News

Gerald Neuman files amicus curiae brief to US Supreme Court on deportation cases

Professor Gerald Neuman, Co-Director of the Human Rights Program and
J. Sinclair Armstrong Professor of International, Foreign, and Comparative Law at Harvard Law School, recently filed an amicus curiae brief to the US Supreme Court in a pair of cases involving the standards for judicial review of deportation decisions.

Both cases, Guerrero-Lasprilla v. Barr and Ovalles v. Barr, involve long-term immigrants who were wrongly removed – to Colombia and to the Dominican Republic – based on interpretations of the statutory deportation grounds that the Supreme Court later overturned.  The petitioners applied to reopen the deportation decisions so that they could return to the United States, arguing that the time limit for reopening should be “equitably tolled” because they had diligently sought relief. The immigration agency rejected their claims as untimely, and the Fifth Circuit Court of Appeals held that their diligence presented an unreviewable issue of fact rather than a reviewable issue of law. The Supreme Court granted certiorari, and the cases will be argued in December, and a decision is expected in the spring.

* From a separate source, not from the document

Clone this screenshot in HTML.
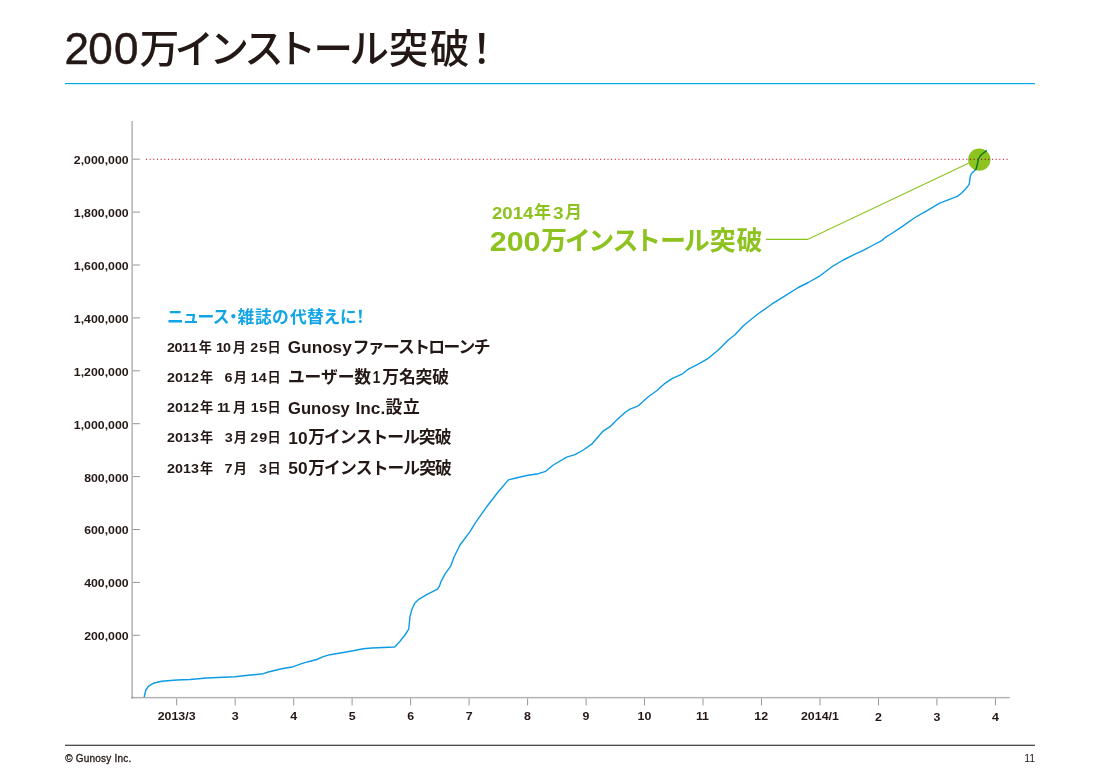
<!DOCTYPE html>
<html lang="ja">
<head>
<meta charset="utf-8">
<title>200万インストール突破！</title>
<style>
html,body{margin:0;padding:0;background:#fff;}
body{width:1098px;height:780px;overflow:hidden;position:relative;}
svg{position:absolute;left:0;top:0;display:block;}
text{fill:#231815;white-space:pre;}
.lt{font-family:"Liberation Sans","Noto Sans CJK JP",sans-serif;}
.jp{font-family:"Noto Sans CJK JP","Liberation Sans",sans-serif;}
</style>
</head>
<body>
<svg width="1098" height="780" viewBox="0 0 1098 780">
<g id="title">
<text stroke="#231815" stroke-width="0.5" class="lt" x="64.62 88.18 113.97" y="64.10" font-size="44" font-weight="400">200</text>
<text class="jp" x="139.67 174.58 209.57 244.25 276.66 313.60 349.49 388.80 430.06 462.05" y="62.80" font-size="39.5" font-weight="500">万インストール突破！</text>
<rect x="65" y="83" width="970" height="1.2" fill="#00a9e8"/>
</g>
<g id="axes" fill="#000" fill-opacity="0.3"><rect x="131.4" y="121" width="1.5" height="577.4"/><rect x="131.4" y="696.9" width="878.3" height="1.5"/></g>
<path id="ticks" d="M132.9,635.3h7M132.9,582.4h7M132.9,529.5h7M132.9,476.6h7M132.9,423.7h7M132.9,370.8h7M132.9,317.9h7M132.9,265.0h7M132.9,212.1h7M132.9,159.2h7M176.7,698.4v7M235.2,698.4v7M293.7,698.4v7M352.1,698.4v7M410.6,698.4v7M469.1,698.4v7M527.6,698.4v7M586.1,698.4v7M644.5,698.4v7M703.0,698.4v7M761.5,698.4v7M820.0,698.4v7M878.5,698.4v7M936.9,698.4v7M995.4,698.4v7" fill="none" stroke="#8a8a8a" stroke-width="0.9"/>
<g id="ylabels">
<text class="lt" transform="translate(84.13,640.20) scale(1.0450,1)" font-size="11.8" font-weight="700">200,000</text>
<text class="lt" transform="translate(84.13,587.30) scale(1.0450,1)" font-size="11.8" font-weight="700">400,000</text>
<text class="lt" transform="translate(84.13,534.40) scale(1.0450,1)" font-size="11.8" font-weight="700">600,000</text>
<text class="lt" transform="translate(84.13,481.50) scale(1.0450,1)" font-size="11.8" font-weight="700">800,000</text>
<text class="lt" transform="translate(73.84,428.60) scale(1.0450,1)" font-size="11.8" font-weight="700">1,000,000</text>
<text class="lt" transform="translate(73.84,375.70) scale(1.0450,1)" font-size="11.8" font-weight="700">1,200,000</text>
<text class="lt" transform="translate(73.84,322.80) scale(1.0450,1)" font-size="11.8" font-weight="700">1,400,000</text>
<text class="lt" transform="translate(73.84,269.90) scale(1.0450,1)" font-size="11.8" font-weight="700">1,600,000</text>
<text class="lt" transform="translate(73.84,217.00) scale(1.0450,1)" font-size="11.8" font-weight="700">1,800,000</text>
<text class="lt" transform="translate(73.84,164.10) scale(1.0450,1)" font-size="11.8" font-weight="700">2,000,000</text>
</g>
<g id="xlabels">
<text class="lt" transform="translate(157.67,720.00) scale(1.0800,1)" font-size="11.5" font-weight="700">2013/3</text>
<text class="lt" transform="translate(231.78,720.00) scale(1.0800,1)" font-size="11.5" font-weight="700">3</text>
<text class="lt" transform="translate(290.17,720.00) scale(1.0800,1)" font-size="11.5" font-weight="700">4</text>
<text class="lt" transform="translate(348.74,720.00) scale(1.0800,1)" font-size="11.5" font-weight="700">5</text>
<text class="lt" transform="translate(407.13,720.00) scale(1.0800,1)" font-size="11.5" font-weight="700">6</text>
<text class="lt" transform="translate(465.70,720.00) scale(1.0800,1)" font-size="11.5" font-weight="700">7</text>
<text class="lt" transform="translate(524.09,720.00) scale(1.0800,1)" font-size="11.5" font-weight="700">8</text>
<text class="lt" transform="translate(582.57,720.00) scale(1.0800,1)" font-size="11.5" font-weight="700">9</text>
<text class="lt" transform="translate(637.50,720.00) scale(1.0800,1)" font-size="11.5" font-weight="700">10</text>
<text class="lt" transform="translate(695.88,720.00) scale(1.0800,1)" font-size="11.5" font-weight="700">11</text>
<text class="lt" transform="translate(754.36,720.00) scale(1.0800,1)" font-size="11.5" font-weight="700">12</text>
<text class="lt" transform="translate(800.95,720.00) scale(1.0800,1)" font-size="11.5" font-weight="700">2014/1</text>
<text class="lt" transform="translate(874.97,721.20) scale(1.0800,1)" font-size="11.5" font-weight="700">2</text>
<text class="lt" transform="translate(933.54,721.20) scale(1.0800,1)" font-size="11.5" font-weight="700">3</text>
<text class="lt" transform="translate(991.93,721.20) scale(1.0800,1)" font-size="11.5" font-weight="700">4</text>
</g>
<path id="goal" d="M145.97,159.3H1007.7" fill="none" stroke="#e72a47" stroke-width="1.15" stroke-dasharray="1.05 2.6123"/>
<path id="curve" d="M144.2,697.2 L145.8,690.0 L148.3,686.3 L153.3,683.3 L161.7,681.3 L176.7,680.0 L190.0,679.5 L206.7,678.0 L223.3,677.3 L235.0,676.7 L248.3,675.3 L263.3,673.7 L268.3,672.0 L281.7,668.7 L293.3,666.7 L301.7,663.6 L308.3,661.7 L316.7,659.5 L323.3,656.7 L330.0,654.7 L341.7,652.8 L353.3,650.8 L363.3,648.7 L371.7,648.0 L383.3,647.5 L394.7,647.0 L400.0,641.3 L405.0,635.0 L408.7,629.2 L410.0,616.7 L411.7,610.0 L414.7,603.3 L418.3,599.7 L426.7,594.7 L437.5,589.2 L439.2,586.7 L441.3,580.8 L445.0,574.2 L450.8,565.8 L454.2,556.7 L457.5,550.0 L460.0,545.0 L470.0,531.7 L475.0,523.3 L486.7,506.7 L498.3,491.7 L508.4,479.9 L515.0,478.3 L526.7,475.5 L538.3,473.7 L545.0,471.7 L553.3,465.0 L566.7,457.2 L575.0,454.7 L583.3,450.0 L591.7,444.2 L602.5,431.7 L610.0,426.7 L617.5,419.2 L625.0,412.5 L630.0,409.2 L638.3,405.8 L648.3,396.7 L656.7,390.8 L665.0,383.3 L672.5,378.3 L682.5,373.8 L688.3,369.2 L698.3,364.2 L708.3,358.3 L718.3,350.0 L728.3,340.0 L735.0,334.7 L743.3,325.8 L757.5,314.2 L771.7,304.2 L785.0,295.8 L798.3,287.5 L808.3,282.5 L820.0,275.8 L833.3,265.8 L843.3,260.0 L855.0,254.2 L863.3,250.3 L873.3,245.0 L881.7,240.6 L885.0,237.7 L891.7,233.5 L901.7,226.8 L915.0,217.5 L926.7,210.8 L939.2,203.3 L948.7,199.6 L957.3,196.4 L962.0,192.8 L966.0,188.5 L969.2,184.4 L970.2,176.5 L971.5,173.5 L976.2,169.0 L977.6,163.0 L978.4,159.0 L980.2,156.0 L982.5,153.8 L986.9,150.4" fill="none" stroke="#0d9be3" stroke-width="1.4" stroke-linejoin="round"/>
<path id="leader" d="M766,239.4H807.5L968.5,163.2" fill="none" stroke="#8dc21f" stroke-width="1.15"/>
<circle id="marker" cx="979.3" cy="159.6" r="11.2" fill="#8dc21f" style="mix-blend-mode:multiply"/>
<g id="annotation">
<text class="lt" transform="translate(491.92,218.80) scale(1.0964,1)" font-size="17" font-weight="700" style="fill:#8dc21f">2014</text>
<text class="jp" x="534.05" y="218.20" font-size="17" font-weight="700" style="fill:#8dc21f">年</text>
<text class="lt" transform="translate(553.00,218.80) scale(1.1180,1)" font-size="17" font-weight="700" style="fill:#8dc21f">3</text>
<text class="jp" x="565.00" y="218.20" font-size="17" font-weight="700" style="fill:#8dc21f">月</text>
<text class="lt" transform="translate(489.75,250.50) scale(1.0680,1)" font-size="28.5" font-weight="700" style="fill:#8dc21f">200</text>
<text class="jp" x="541.01 564.86 588.34 612.60 635.12 660.00 683.85 709.75 736.60" y="249.80" font-size="26" font-weight="700" style="fill:#8dc21f">万インストール突破</text>
</g>
<g id="history">
<text class="jp" x="167.03 182.57 197.50 212.63 224.95 237.53 254.95 271.90 289.88 307.00 323.57 340.02 351.95" y="323.40" font-size="16.8" font-weight="700" style="fill:#12a5e6">ニュース・雑誌の代替えに！</text>
<text class="lt" transform="scale(1.07,1)" x="156.03 163.08 170.13 177.18" y="351.60" font-size="13.4" font-weight="700">2011</text>
<text class="jp" x="198.85" y="351.60" font-size="13.2" font-weight="700">年</text>
<text class="lt" transform="scale(1.07,1)" x="201.97 208.42" y="351.60" font-size="13.4" font-weight="700">10</text>
<text class="jp" x="232.73" y="351.60" font-size="13.2" font-weight="700">月</text>
<text class="lt" transform="scale(1.07,1)" x="233.79 242.23" y="351.60" font-size="13.4" font-weight="700">25</text>
<text class="jp" x="267.60" y="351.60" font-size="13.2" font-weight="700">日</text>
<text class="lt" transform="translate(287.86,353.10) scale(1.0206,1)" font-size="16.8" font-weight="700">Gunosy</text>
<text class="jp" x="352.70 367.83 382.96 398.09 413.23 428.36 443.49 458.62 473.75" y="352.70" font-size="16.8" font-weight="700">ファーストローンチ</text>
<text class="lt" transform="scale(1.07,1)" x="156.03 163.55 171.06 178.58" y="381.85" font-size="13.4" font-weight="700">2012</text>
<text class="jp" x="199.90" y="381.85" font-size="13.2" font-weight="700">年</text>
<text class="lt" transform="scale(1.07,1)" x="209.88" y="381.85" font-size="13.4" font-weight="700">6</text>
<text class="jp" x="233.63" y="381.85" font-size="13.2" font-weight="700">月</text>
<text class="lt" transform="scale(1.07,1)" x="234.40 241.81" y="381.85" font-size="13.4" font-weight="700">14</text>
<text class="jp" x="267.60" y="381.85" font-size="13.2" font-weight="700">日</text>
<text class="jp" x="288.05 304.58 321.11 337.63 354.16" y="382.95" font-size="16.8" font-weight="700">ユーザー数</text>
<text class="lt" transform="translate(372.66,383.35) scale(0.8000,1)" font-size="16.8" font-weight="700">1</text>
<text class="jp" x="382.34 398.98 415.62 432.26" y="382.95" font-size="16.8" font-weight="700">万名突破</text>
<text class="lt" transform="scale(1.07,1)" x="156.03 163.55 171.06 178.58" y="412.10" font-size="13.4" font-weight="700">2012</text>
<text class="jp" x="199.90" y="412.10" font-size="13.2" font-weight="700">年</text>
<text class="lt" transform="scale(1.07,1)" x="202.90 207.83" y="412.10" font-size="13.4" font-weight="700">11</text>
<text class="jp" x="232.93" y="412.10" font-size="13.2" font-weight="700">月</text>
<text class="lt" transform="scale(1.07,1)" x="234.40 242.23" y="412.10" font-size="13.4" font-weight="700">15</text>
<text class="jp" x="267.60" y="412.10" font-size="13.2" font-weight="700">日</text>
<text class="lt" transform="translate(288.08,413.60) scale(0.9884,1)" font-size="16.8" font-weight="700">Gunosy</text>
<text class="lt" transform="translate(355.52,413.60) scale(1.0261,1)" font-size="16.8" font-weight="700">Inc.</text>
<text class="jp" x="385.54 403.03" y="413.20" font-size="16.8" font-weight="700">設立</text>
<text class="lt" transform="scale(1.07,1)" x="156.03 163.55 171.06 178.58" y="442.35" font-size="13.4" font-weight="700">2013</text>
<text class="jp" x="199.90" y="442.35" font-size="13.2" font-weight="700">年</text>
<text class="lt" transform="scale(1.07,1)" x="209.98" y="442.35" font-size="13.4" font-weight="700">3</text>
<text class="jp" x="233.63" y="442.35" font-size="13.2" font-weight="700">月</text>
<text class="lt" transform="scale(1.07,1)" x="233.79 242.23" y="442.35" font-size="13.4" font-weight="700">29</text>
<text class="jp" x="267.60" y="442.35" font-size="13.2" font-weight="700">日</text>
<text class="lt" transform="translate(288.32,443.85) scale(1.0321,1)" font-size="16.8" font-weight="700">10</text>
<text class="jp" x="308.24 324.04 339.84 355.65 371.45 387.25 403.06 418.86 434.66" y="443.45" font-size="16.8" font-weight="700">万インストール突破</text>
<text class="lt" transform="scale(1.07,1)" x="156.03 163.55 171.06 178.58" y="472.60" font-size="13.4" font-weight="700">2013</text>
<text class="jp" x="199.90" y="472.60" font-size="13.2" font-weight="700">年</text>
<text class="lt" transform="scale(1.07,1)" x="209.75" y="472.60" font-size="13.4" font-weight="700">7</text>
<text class="jp" x="233.63" y="472.60" font-size="13.2" font-weight="700">月</text>
<text class="lt" transform="scale(1.07,1)" x="242.08" y="472.60" font-size="13.4" font-weight="700">3</text>
<text class="jp" x="267.60" y="472.60" font-size="13.2" font-weight="700">日</text>
<text class="lt" transform="translate(288.33,474.10) scale(1.0314,1)" font-size="16.8" font-weight="700">50</text>
<text class="jp" x="308.24 324.09 339.94 355.80 371.65 387.50 403.36 419.21 435.06" y="473.70" font-size="16.8" font-weight="700">万インストール突破</text>
</g>
<rect x="65" y="744.7" width="970" height="1.2" fill="#3e3a39"/>
<text stroke="#231815" stroke-width="0.3" class="lt" x="65.30 72.87 75.85 83.82 89.59 95.35 101.11 106.31 111.51 114.49 117.46 123.23 128.42" y="761.80" font-size="10" font-weight="400">© Gunosy Inc.</text>
<text class="lt" x="1024.20 1029.20" y="761.90" font-size="10.5" font-weight="400">11</text>
</svg>
</body>
</html>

The amicus brief of three leading Scholars of Habeas Corpus Law explains that reviewable issues of law include “mixed questions” of the application of a legal standard to facts, both as a matter of statutory interpretation and in order to satisfy the Suspension Clause of the Constitution.  It shows how historically, both in the eighteenth century and in the modern era, the right to habeas corpus has included judicial review of the application of law to fact.